Fine-Tuning BERT: A Transformers Network with a Pre-trained BERT Model This project involves fine-tuning a pre-trained BERT model for a sentiment analysis task. The model is trained and validated using a dataset containing text entries labeled with their respective sentiment.
BERT (Bidirectional Encoder Representations from Transformers) is a revolutionary model in the field of Natural Language Processing (NLP), developed by researchers at Google. BERT set new records in a wide array of NLP tasks when it was first introduced. It is designed to pre-train deep bidirectional representations from the unlabeled text by jointly conditioning on both left and right context in all layers.
-
Bidirectional Context: Unlike previous models, BERT takes into account the context from both the left and the right of a word in a sentence during training, enabling it to have a deeper understanding of the meaning of each word.
-
Pre-training and Fine-Tuning: BERT adopts a two-step process: pre-training and fine-tuning. During pre-training, the model is trained on a large corpus of text to understand language semantics. During fine-tuning, BERT is adapted to specific NLP tasks with task-specific datasets, such as question answering and sentiment analysis.
-
Transformer Architecture: BERT is built upon the Transformer architecture, which uses attention mechanisms to focus on different words in the input sentence, allowing it to process words in parallel and capture the relationships among words and sub-words.

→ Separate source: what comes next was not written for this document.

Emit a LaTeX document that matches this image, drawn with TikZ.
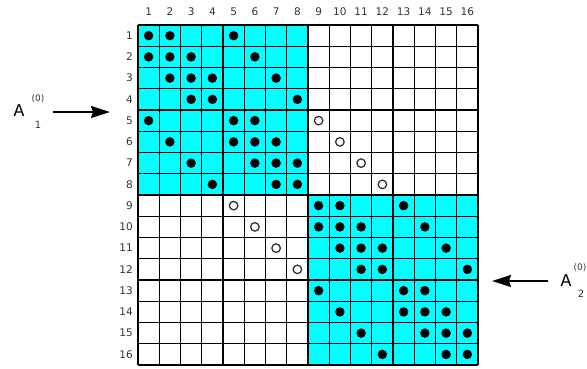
\documentclass[tikz,border=0pt]{standalone}
\usepackage{fontspec}
\setmainfont{DejaVu Sans}
\newfontfamily\monofont{Liberation Mono}
\usetikzlibrary{arrows.meta}
\definecolor{cellcyan}{RGB}{0,255,255}
\tikzset{
  lbl/.style={font=\fontsize{10.5}{12}\selectfont, text=black!80, inner sep=0pt},
  fulldot/.style={circle, fill=black, minimum size=9.5pt, inner sep=0pt},
  opendot/.style={circle, draw=black!80, line width=1.3pt, minimum size=8.5pt, inner sep=0pt},
  gridline/.style={line width=1.4pt, black},
  bigarrow/.style={line width=1.6pt, -{Stealth[length=19pt,width=12pt,inset=2pt]}},
  amain/.style={font=\monofont\fontsize{18}{18}\selectfont, inner sep=0pt},
  asup/.style={font=\fontsize{9}{9}\selectfont, text=black!80, inner sep=0pt},
  asub/.style={font=\fontsize{10}{10}\selectfont, text=black!80, inner sep=0pt},
}
\begin{document}
\begin{tikzpicture}[x=1pt,y=-1pt]
\useasboundingbox (0,0) rectangle (587,368);
\def\cs{21.25}
% cyan blocks
\fill[cellcyan] (138,25) rectangle (308,195);
\fill[cellcyan] (308,195) rectangle (478,365);
% grid
\foreach \k in {0,...,16}{
  \draw[gridline] ({138+\cs*\k},25) -- ({138+\cs*\k},365);
  \draw[gridline] (138,{25+\cs*\k}) -- (478,{25+\cs*\k});
}
% labels
\foreach \i in {1,...,16}{
  \node[lbl] (col\i) at ({138+\cs*(\i-0.5)},12) {\i};
  \node[lbl, anchor=east] (row\i) at (133,{25+\cs*(\i-0.5)}) {\i};
}
% filled dots
\foreach \r/\clist in {1/{1,2,5}, 2/{1,2,3,6}, 3/{2,3,4,7}, 4/{3,4,8}, 5/{1,5,6}, 6/{2,5,6,7}, 7/{3,6,7,8}, 8/{4,7,8},
  9/{9,10,13}, 10/{9,10,11,14}, 11/{10,11,12,15}, 12/{11,12,16}, 13/{9,13,14}, 14/{10,13,14,15}, 15/{11,14,15,16}, 16/{12,15,16}}{
  \foreach \c in \clist {
    \node[fulldot] (d-\r-\c) at ({138+\cs*(\c-0.5)},{25+\cs*(\r-0.5)}) {};
  }
}
% open circles
\foreach \r/\c in {5/9, 6/10, 7/11, 8/12, 9/5, 10/6, 11/7, 12/8}{
  \node[opendot] (o-\r-\c) at ({138+\cs*(\c-0.5)},{25+\cs*(\r-0.5)}) {};
}
% A1 label
\node[amain] (a1) at (19,111) {A};
\node[asup] (a1sup) at (38,99) {(0)};
\node[asub] (a1sub) at (38,125) {1};
\coordinate (a1s) at (53,112);
\coordinate (a1e) at (110,112);
\draw[bigarrow] (a1s) -- (a1e);
% A2 label
\node[amain] (a2) at (566,281) {A};
\node[asup, anchor=east] (a2sup) at (586.5,268) {(0)};
\node[asub] (a2sub) at (581,294) {2};
\coordinate (a2s) at (548,281);
\coordinate (a2e) at (492,281);
\draw[bigarrow] (a2s) -- (a2e);
\end{tikzpicture}
\end{document}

Embedding Layers: BERT uses WordPiece embeddings with a 30,000 token vocabulary. The input representation for BERT is created by summing the corresponding word, segment, and position embeddings.
-
Transformer Blocks: BERT’s architecture is composed of a stack of identical Transformer blocks. Each block consists of two main layers: a multi-head self-attention mechanism and a position-wise fully connected feed-forward network.
-
Attention Mechanism: The attention mechanism allows the model to focus on different words for a given input. Multi-head attention uses multiple attention layers (or “heads”) to capture different types of relationships among words.
-
Positional Encoding: BERT uses positional encodings to maintain the order of the words.
BERT has significantly impacted the NLP community by providing a robust and versatile model that understands the intricacies of language semantics and context. Its pre-training and fine-tuning strategy, along with its powerful Transformer architecture, enable it to excel in numerous NLP tasks, often outperforming task-specific models. Consequently, BERT has become a foundational model for developing more advanced NLP applications and continues to inspire the creation of more sophisticated models in the field.